« Écrire du théâtre, c'est écrire sur ce qui ne va pas »

Chaque année, le festival Regards Croisés propose de découvrir des textes de dramaturges contemporains méconnus du public français, au cours de soirées lectures. Pour sa quatorzième édition, le festival fait la part belle aux femmes et aux auteurs d'Europe de l'Est. Rencontre avec Bernard Garnier, l'un des fondateurs du collectif. Propos recueillis par Guillaume Renouard


La lecture de textes contemporains de théâtre est un exercice plutôt pointu. Quel est le profil des spectateurs qui fréquentent habituellement le festival ?

Bernard Garnier : Difficile de répondre, car nous n'avons jamais effectué d'enquête approfondie sur le profil de notre public. Néanmoins, nous pourrions être préoccupés s'il ne se renouvelait pas. Or, comme il s'agit d'une petite salle, avec une centaine de personnes par soir, on finit par retenir les visages, et on s'aperçoit qu'il y a bel et bien un renouvellement d'année en année, ce qui nous satisfait. Il ne s'agit d'ailleurs pas forcément de gens qui vont beaucoup au théâtre, puisque la lecture est différente, plus radicale, plus dépouillée.

Tous les auteurs présentés sont des auteurs contemporains et plutôt confidentiels, tout du moins en France. Comment faites-vous pour les repérer, puis pour les sélectionner ? Ciblez-vous des zones géographiques particulières, comme l'Europe de l'Est pour cette édition ?
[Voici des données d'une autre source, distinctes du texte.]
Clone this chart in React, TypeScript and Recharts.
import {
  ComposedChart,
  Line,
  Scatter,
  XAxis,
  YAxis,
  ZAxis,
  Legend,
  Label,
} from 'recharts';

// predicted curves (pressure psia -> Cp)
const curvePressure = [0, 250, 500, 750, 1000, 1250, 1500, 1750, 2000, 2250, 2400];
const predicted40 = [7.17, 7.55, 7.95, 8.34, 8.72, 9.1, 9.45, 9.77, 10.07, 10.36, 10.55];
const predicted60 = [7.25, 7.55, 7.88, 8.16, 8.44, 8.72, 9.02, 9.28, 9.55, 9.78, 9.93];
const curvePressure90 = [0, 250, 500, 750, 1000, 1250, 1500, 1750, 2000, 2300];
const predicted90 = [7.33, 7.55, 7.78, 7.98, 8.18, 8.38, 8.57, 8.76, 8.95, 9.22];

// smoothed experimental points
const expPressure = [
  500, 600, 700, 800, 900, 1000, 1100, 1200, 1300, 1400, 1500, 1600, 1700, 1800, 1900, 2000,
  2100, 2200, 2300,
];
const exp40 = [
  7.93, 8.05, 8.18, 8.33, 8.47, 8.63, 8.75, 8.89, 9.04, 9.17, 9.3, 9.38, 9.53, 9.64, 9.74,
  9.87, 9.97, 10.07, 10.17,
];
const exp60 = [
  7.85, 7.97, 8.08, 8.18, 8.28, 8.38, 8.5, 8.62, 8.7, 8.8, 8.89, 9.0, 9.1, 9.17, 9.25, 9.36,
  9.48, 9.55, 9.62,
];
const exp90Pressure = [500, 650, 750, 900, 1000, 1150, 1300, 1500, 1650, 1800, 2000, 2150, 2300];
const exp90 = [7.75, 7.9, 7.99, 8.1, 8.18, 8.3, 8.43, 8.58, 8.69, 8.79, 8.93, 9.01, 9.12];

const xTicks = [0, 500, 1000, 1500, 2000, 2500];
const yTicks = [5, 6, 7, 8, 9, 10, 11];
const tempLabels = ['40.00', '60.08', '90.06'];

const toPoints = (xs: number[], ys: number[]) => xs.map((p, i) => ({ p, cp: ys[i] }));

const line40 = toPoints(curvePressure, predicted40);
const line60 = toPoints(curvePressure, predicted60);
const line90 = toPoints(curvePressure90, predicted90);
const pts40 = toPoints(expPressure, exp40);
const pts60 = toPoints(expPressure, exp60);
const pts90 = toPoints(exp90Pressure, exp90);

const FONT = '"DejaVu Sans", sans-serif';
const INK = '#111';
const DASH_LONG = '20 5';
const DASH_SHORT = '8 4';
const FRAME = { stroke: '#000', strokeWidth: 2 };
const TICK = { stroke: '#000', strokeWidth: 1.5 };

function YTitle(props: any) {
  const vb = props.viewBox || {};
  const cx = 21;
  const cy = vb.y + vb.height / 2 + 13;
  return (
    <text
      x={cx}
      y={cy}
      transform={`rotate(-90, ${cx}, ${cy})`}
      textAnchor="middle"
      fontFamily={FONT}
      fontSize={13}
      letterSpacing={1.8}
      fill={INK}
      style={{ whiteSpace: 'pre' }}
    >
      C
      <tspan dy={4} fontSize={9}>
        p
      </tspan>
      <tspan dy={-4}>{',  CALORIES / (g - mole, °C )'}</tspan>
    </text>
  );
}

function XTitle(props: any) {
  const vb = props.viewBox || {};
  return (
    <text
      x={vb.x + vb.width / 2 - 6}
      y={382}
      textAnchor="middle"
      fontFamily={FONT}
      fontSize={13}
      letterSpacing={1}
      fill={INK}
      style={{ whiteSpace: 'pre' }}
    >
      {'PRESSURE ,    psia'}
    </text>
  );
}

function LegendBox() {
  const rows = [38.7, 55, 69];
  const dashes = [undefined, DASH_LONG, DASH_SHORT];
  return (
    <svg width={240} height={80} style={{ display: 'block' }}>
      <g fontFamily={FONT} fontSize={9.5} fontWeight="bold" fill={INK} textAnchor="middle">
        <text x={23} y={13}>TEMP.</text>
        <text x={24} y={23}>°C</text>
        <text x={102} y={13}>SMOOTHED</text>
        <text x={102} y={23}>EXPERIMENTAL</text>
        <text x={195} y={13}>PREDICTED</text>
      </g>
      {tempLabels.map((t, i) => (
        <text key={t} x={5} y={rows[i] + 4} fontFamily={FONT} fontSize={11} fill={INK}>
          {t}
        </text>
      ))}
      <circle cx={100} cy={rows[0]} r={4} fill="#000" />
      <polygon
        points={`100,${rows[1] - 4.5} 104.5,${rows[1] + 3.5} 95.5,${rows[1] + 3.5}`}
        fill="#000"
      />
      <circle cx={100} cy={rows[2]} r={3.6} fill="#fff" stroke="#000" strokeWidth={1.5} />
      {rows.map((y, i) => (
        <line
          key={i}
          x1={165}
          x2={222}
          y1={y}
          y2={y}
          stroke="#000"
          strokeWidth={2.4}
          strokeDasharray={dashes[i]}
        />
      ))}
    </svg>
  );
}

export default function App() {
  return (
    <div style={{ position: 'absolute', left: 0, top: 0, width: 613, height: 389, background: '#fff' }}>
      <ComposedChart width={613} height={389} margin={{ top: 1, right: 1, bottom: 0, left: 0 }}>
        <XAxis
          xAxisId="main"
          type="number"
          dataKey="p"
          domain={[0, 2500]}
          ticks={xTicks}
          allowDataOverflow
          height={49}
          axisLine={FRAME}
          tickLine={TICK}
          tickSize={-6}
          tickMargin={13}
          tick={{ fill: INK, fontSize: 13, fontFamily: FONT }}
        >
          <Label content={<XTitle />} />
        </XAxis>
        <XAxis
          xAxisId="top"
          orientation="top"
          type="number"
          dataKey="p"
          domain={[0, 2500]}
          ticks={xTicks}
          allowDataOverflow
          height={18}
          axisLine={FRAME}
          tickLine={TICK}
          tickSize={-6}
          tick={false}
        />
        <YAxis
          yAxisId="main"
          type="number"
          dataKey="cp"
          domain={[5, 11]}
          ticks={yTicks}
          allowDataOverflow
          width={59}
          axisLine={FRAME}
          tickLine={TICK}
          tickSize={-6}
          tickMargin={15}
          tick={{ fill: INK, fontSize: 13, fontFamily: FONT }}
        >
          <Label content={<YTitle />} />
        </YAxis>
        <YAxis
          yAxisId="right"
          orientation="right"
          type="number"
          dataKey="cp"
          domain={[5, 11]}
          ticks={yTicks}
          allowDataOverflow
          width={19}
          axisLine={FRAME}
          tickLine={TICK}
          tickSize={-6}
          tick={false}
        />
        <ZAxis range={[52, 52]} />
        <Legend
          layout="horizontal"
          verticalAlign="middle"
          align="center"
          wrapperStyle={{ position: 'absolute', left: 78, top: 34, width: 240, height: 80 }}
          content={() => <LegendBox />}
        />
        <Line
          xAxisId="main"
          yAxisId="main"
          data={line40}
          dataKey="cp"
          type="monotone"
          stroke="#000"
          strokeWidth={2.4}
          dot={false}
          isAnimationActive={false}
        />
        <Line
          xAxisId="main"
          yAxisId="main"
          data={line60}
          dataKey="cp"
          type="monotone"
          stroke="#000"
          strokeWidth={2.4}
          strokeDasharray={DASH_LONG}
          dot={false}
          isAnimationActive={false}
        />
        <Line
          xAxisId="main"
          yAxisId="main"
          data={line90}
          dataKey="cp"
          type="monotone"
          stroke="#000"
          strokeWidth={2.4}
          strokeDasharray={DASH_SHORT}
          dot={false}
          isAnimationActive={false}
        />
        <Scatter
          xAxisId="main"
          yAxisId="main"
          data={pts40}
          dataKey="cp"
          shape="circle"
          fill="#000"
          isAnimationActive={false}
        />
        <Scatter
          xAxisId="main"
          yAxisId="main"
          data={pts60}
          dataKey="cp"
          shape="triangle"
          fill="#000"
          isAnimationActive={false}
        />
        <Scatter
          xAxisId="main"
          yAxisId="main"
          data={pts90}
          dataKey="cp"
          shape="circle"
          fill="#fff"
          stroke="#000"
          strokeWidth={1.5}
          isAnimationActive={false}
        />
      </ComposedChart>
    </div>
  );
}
Troisième bureau est un collectif artistique et un comité de lecture, qui travaille tout au long de l'année. Nous collectons et lisons un maximum d'œuvres dramatiques francophones et européennes, avant d'opérer une sélection. Chaque année, nous choisissons également trois ou quatre pays européens dont les œuvres théâtrales sont peu diffusées en France. Cette année, nous avons en effet plusieurs auteurs d'Europe de l'Est : un Suédois, un Biélorusse, une Macédonienne et un Russe, par ailleurs très reconnu dans son pays. D'ailleurs, nombre des auteurs que nous invitons sont connus chez eux mais demeurent de parfaits inconnus en France.  
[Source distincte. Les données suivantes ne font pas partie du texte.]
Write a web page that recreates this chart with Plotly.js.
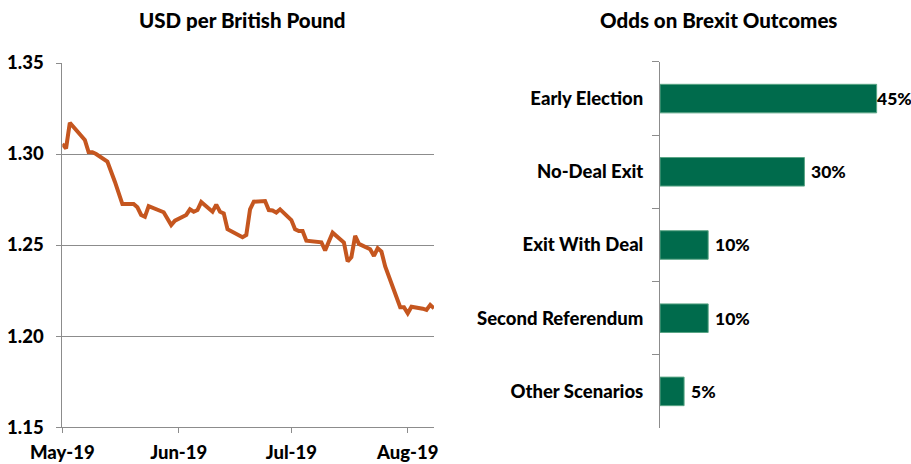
<!DOCTYPE html>
<html>
<head>
<meta charset="utf-8">
<script src="https://cdn.plot.ly/plotly-3.0.1.min.js"></script>
<style>html,body{margin:0;padding:0;background:#fff;}#chart{width:911px;height:464px;}</style>
</head>
<body>
<div id="chart"></div>
<script>
// USD per British Pound (trading days)
const fxDates = [
  '2019-05-01','2019-05-02','2019-05-03','2019-05-07','2019-05-08','2019-05-09','2019-05-10',
  '2019-05-13','2019-05-15','2019-05-16','2019-05-17','2019-05-20','2019-05-21','2019-05-22',
  '2019-05-23','2019-05-24','2019-05-28','2019-05-30','2019-05-31',
  '2019-06-03','2019-06-04','2019-06-05','2019-06-06','2019-06-07','2019-06-10','2019-06-11',
  '2019-06-12','2019-06-13','2019-06-14','2019-06-18','2019-06-19','2019-06-20','2019-06-21',
  '2019-06-24','2019-06-25','2019-06-26','2019-06-27','2019-06-28',
  '2019-07-01','2019-07-02','2019-07-03','2019-07-04','2019-07-05','2019-07-09','2019-07-10',
  '2019-07-11','2019-07-12','2019-07-15','2019-07-16','2019-07-17','2019-07-18','2019-07-19',
  '2019-07-22','2019-07-23','2019-07-24','2019-07-25','2019-07-26',
  '2019-07-30','2019-07-31','2019-08-01','2019-08-02','2019-08-05','2019-08-06','2019-08-07','2019-08-08'
];
const fxValues = [
  1.3055,1.3031,1.3172,1.3077,1.3011,1.3010,1.3000,
  1.2958,1.2848,1.2793,1.2725,1.2725,1.2707,1.2665,
  1.2655,1.2714,1.2680,1.2610,1.2634,
  1.2665,1.2696,1.2683,1.2692,1.2736,1.2683,1.2722,
  1.2683,1.2674,1.2587,1.2543,1.2555,1.2696,1.2738,
  1.2742,1.2692,1.2690,1.2678,1.2696,
  1.2637,1.2587,1.2577,1.2577,1.2524,1.2515,1.2470,
  1.2519,1.2568,1.2514,1.2410,1.2434,1.2550,1.2506,
  1.2477,1.2440,1.2482,1.2464,1.2382,
  1.2158,1.2158,1.2125,1.2161,1.2150,1.2143,1.2171,1.2152
];
const monthTicks = ['2019-05-01','2019-06-01','2019-07-01','2019-08-01'];
const monthLabels = ['May-19','Jun-19','Jul-19','Aug-19'];
const yTicks = [1.15,1.20,1.25,1.30,1.35];
const yLabels = ['1.15','1.20','1.25','1.30','1.35'];

// Odds on Brexit outcomes
const outcomes = ['Early Election','No-Deal Exit','Exit With Deal','Second Referendum','Other Scenarios'];
const odds = [45,30,10,10,5];

const FONT = 'Lato, "Open Sans", sans-serif';
const W = 900;
const GRAY = '#8c8c8c';

const maxOdd = Math.max(...odds);
const labelAnns = outcomes.map((c,i)=>({
  xref:'x2', yref:'y2', x: odds[i], y: c, text: odds[i] + '%',
  showarrow:false, xanchor:'left', yanchor:'middle',
  xshift: odds[i] === maxOdd ? -2 : 5,
  font:{family:FONT, size:17.5, color:'#000', weight:W}
}));

const data = [
  {type:'scatter', mode:'lines', x: fxDates, y: fxValues, xaxis:'x', yaxis:'y',
   line:{color:'#C5561F', width:4}, hoverinfo:'skip'},
  {type:'bar', orientation:'h', x: odds, y: outcomes, xaxis:'x2', yaxis:'y2',
   marker:{color:'#006B4C', line:{color:'#5aa585', width:1}}, width:0.39, hoverinfo:'skip'}
];

const layout = {
  width:911, height:464, margin:{l:0,r:0,t:0,b:0},
  paper_bgcolor:'#fff', plot_bgcolor:'rgba(0,0,0,0)', showlegend:false,
  font:{family:FONT, color:'#000'},
  xaxis:{domain:[0.0684,0.4764], type:'date', range:['2019-05-01','2019-08-08'],
    tickvals: monthTicks, ticktext: monthLabels, ticks:'outside', ticklen:5, tickcolor:GRAY,
    showgrid:false, showline:true, linecolor:GRAY, linewidth:1, zeroline:false,
    tickfont:{family:FONT, size:18.5, weight:W}, ticklabelstandoff:4, anchor:'y', fixedrange:true},
  yaxis:{domain:[0.0797,0.8642], range:[1.15,1.35], tickvals:yTicks, ticktext:yLabels,
    ticks:'outside', ticklen:5, tickcolor:GRAY, showgrid:true, gridcolor:GRAY, gridwidth:1,
    showline:true, linecolor:GRAY, linewidth:1, zeroline:false,
    tickfont:{family:FONT, size:18.5, weight:W}, ticklabelstandoff:9, anchor:'x', fixedrange:true},
  xaxis2:{domain:[0.7245,0.9887], range:[0,50], visible:false, anchor:'y2', fixedrange:true},
  yaxis2:{domain:[0.0776,0.8664], type:'category', categoryorder:'array', categoryarray:outcomes,
    autorange:'reversed', tickson:'boundaries', ticks:'outside', ticklen:7, tickcolor:GRAY,
    showline:true, linecolor:GRAY, linewidth:1, showgrid:false, zeroline:false,
    tickfont:{family:FONT, size:18.5, weight:W}, ticklabelstandoff:12, anchor:'x2', fixedrange:true},
  annotations:[
    {xref:'paper', yref:'paper', x:242/911, y:1-20/464, text:'USD per British Pound', showarrow:false,
     xanchor:'center', yanchor:'middle', font:{family:FONT, size:20.5, weight:W}},
    {xref:'paper', yref:'paper', x:718/911, y:1-20/464, text:'Odds on Brexit Outcomes', showarrow:false,
     xanchor:'center', yanchor:'middle', font:{family:FONT, size:20.5, weight:W}},
    ...labelAnns
  ]
};

Plotly.newPlot('chart', data, layout, {staticPlot:true, displayModeBar:false});
</script>
</body>
</html>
Comment le collectif est-il né ?

Au départ, nous étions une petite dizaine, la plupart professionnels du milieu du spectacle, mais aussi du livre, réunis par un certain nombre de questionnements autour de notre métier. Quel théâtre fait-on, quel théâtre voudrait-on faire, quel théâtre s'écrit aujourd'hui ? Nous sommes partis du constat que nous ne connaissions pas les textes actuels, car leurs auteurs sont inconnus. Nous avons voulu y remédier. Petit à petit, des universitaires et des enseignants nous ont rejoints. Nous sommes aujourd'hui une petite vingtaine.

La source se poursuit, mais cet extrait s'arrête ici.